With Tool Definitions

curl -X POST "https://llm.ai-nebula.com/v1/messages/count_tokens" \
  -H "Content-Type: application/json" \
  -H "Authorization: Bearer sk-xxxxxxxxxx" \
  -d '{
    "model": "claude-sonnet-4-5-20250929",
    "messages": [
      {
        "role": "user",
        "content": "What is the weather in San Francisco?"
      }
    ],
    "tools": [
      {
        "name": "get_weather",
        "description": "Get the current weather in a given location",
        "input_schema": {
          "type": "object",
          "properties": {
            "location": {
              "type": "string",
              "description": "The city and state, e.g.
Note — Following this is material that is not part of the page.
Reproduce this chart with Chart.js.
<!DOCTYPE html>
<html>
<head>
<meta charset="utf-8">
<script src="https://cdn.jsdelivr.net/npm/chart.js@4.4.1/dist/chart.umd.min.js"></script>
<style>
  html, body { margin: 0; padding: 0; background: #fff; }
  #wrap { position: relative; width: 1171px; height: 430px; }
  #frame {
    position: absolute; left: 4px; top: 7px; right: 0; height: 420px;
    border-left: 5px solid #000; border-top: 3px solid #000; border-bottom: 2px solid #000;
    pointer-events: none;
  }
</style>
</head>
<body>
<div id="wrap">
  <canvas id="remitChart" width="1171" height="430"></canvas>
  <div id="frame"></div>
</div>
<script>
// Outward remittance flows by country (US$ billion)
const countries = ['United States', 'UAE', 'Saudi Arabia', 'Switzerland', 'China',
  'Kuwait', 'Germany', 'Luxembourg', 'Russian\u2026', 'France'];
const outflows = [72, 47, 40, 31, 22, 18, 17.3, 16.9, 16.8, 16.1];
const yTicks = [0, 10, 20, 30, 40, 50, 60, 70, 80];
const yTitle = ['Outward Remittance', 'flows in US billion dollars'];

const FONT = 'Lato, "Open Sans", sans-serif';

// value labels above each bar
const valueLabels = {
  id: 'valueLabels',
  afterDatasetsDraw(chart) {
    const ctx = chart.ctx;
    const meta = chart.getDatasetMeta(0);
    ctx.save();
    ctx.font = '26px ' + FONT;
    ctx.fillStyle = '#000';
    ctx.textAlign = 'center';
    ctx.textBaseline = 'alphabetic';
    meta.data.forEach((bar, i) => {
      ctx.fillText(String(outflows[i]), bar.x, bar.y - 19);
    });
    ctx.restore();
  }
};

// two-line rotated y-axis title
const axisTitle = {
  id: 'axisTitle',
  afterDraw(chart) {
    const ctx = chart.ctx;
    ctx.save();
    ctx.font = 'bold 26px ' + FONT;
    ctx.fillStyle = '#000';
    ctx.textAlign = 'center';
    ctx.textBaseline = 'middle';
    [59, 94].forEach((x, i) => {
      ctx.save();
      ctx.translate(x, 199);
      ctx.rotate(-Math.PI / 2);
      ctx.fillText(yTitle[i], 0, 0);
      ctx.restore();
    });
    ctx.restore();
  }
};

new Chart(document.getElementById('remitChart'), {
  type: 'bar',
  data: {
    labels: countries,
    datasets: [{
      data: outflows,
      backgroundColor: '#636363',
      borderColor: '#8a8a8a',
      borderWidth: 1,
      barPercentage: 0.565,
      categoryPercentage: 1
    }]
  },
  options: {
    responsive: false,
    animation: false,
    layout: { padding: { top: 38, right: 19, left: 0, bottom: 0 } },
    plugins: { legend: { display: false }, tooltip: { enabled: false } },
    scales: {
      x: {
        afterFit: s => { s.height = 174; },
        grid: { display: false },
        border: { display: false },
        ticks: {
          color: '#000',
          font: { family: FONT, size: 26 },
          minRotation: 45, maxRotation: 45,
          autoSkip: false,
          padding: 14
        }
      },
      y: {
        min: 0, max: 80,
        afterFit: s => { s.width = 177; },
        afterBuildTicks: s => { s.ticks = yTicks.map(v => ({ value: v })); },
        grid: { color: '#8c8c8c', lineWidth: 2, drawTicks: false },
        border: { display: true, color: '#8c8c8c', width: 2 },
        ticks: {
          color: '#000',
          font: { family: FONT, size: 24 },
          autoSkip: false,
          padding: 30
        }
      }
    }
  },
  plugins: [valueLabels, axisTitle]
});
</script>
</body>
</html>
San Francisco, CA"
            }
          },
          "required": ["location"]
        }
      }
    ]
  }'

Multimodal Content

curl -X POST "https://llm.ai-nebula.com/v1/messages/count_tokens" \
  -H "Content-Type: application/json" \
  -H "Authorization: Bearer sk-xxxxxxxxxx" \
  -d '{
    "model": "claude-sonnet-4-5-20250929",
    "messages": [
      {
        "role": "user",
        "content": [
          {
            "type": "text",
            "text": "What is in this image?"
          },
          {
            "type": "image",
            "source": {
              "type": "url",
              "url": "https://example.com/image.jpg"
            }
          }
        ]
      }
    ]
  }'

Use Cases

1. Cost Estimation

Calculate token counts before sending bulk requests to estimate costs:
# Batch cost calculation
messages_batch = [...]  # Batch messages
total_tokens = 0

for messages in messages_batch:
    response = client.messages.count_tokens(
        model="claude-sonnet-4-5-20250929",
        messages=messages
    )
    total_tokens += response.input_tokens

# Calculate total cost based on pricing
cost = total_tokens * price_per_token
print(f"Estimated cost: ${cost:.4f}")

2. Context Window Management

Check if messages exceed the model’s context window limit:
MAX_CONTEXT_WINDOW = 200000  # Claude Sonnet 4.5's context window

response = client.messages.count_tokens(
    model="claude-sonnet-4-5-20250929",
    messages=long_conversation
)

if response.input_tokens > MAX_CONTEXT_WINDOW:
    print(f"Warning: Message tokens ({response.input_tokens}) exceed context window limit")
    # Perform message truncation or summarization

3. Prompt Optimization

Compare token consumption of different prompts:
prompts = [
    "Concise prompt...",
    "Detailed prompt...",
    "Very detailed prompt..."
]

for prompt in prompts:
    response = client.messages.count_tokens(
        model="claude-sonnet-4-5-20250929",
        system=prompt,
        messages=[{"role": "user", "content": "test"}]
    )
    print(f"{len(prompt)} chars -> {response.input_tokens} tokens")

Important Notes

  • Image tokens use a fixed estimate (~1000 tokens), actual count may vary based on resolution
  • Does not include output-related parameters like max_tokens, only counts input tokens
  • This endpoint does not make actual AI requests and does not consume quota

Error Handling

Missing Required Parameters

{
  "type": "error",
  "error": {
    "type": "invalid_request_error",
    "message": "Key: 'ClaudeCountTokensRequest.Model' Error:Field validation for 'Model' failed on the 'required' tag"
  }
}

Invalid API Key

{
  "error": {
    "message": "Invalid token",
    "type": "invalid_request_error"
  }
}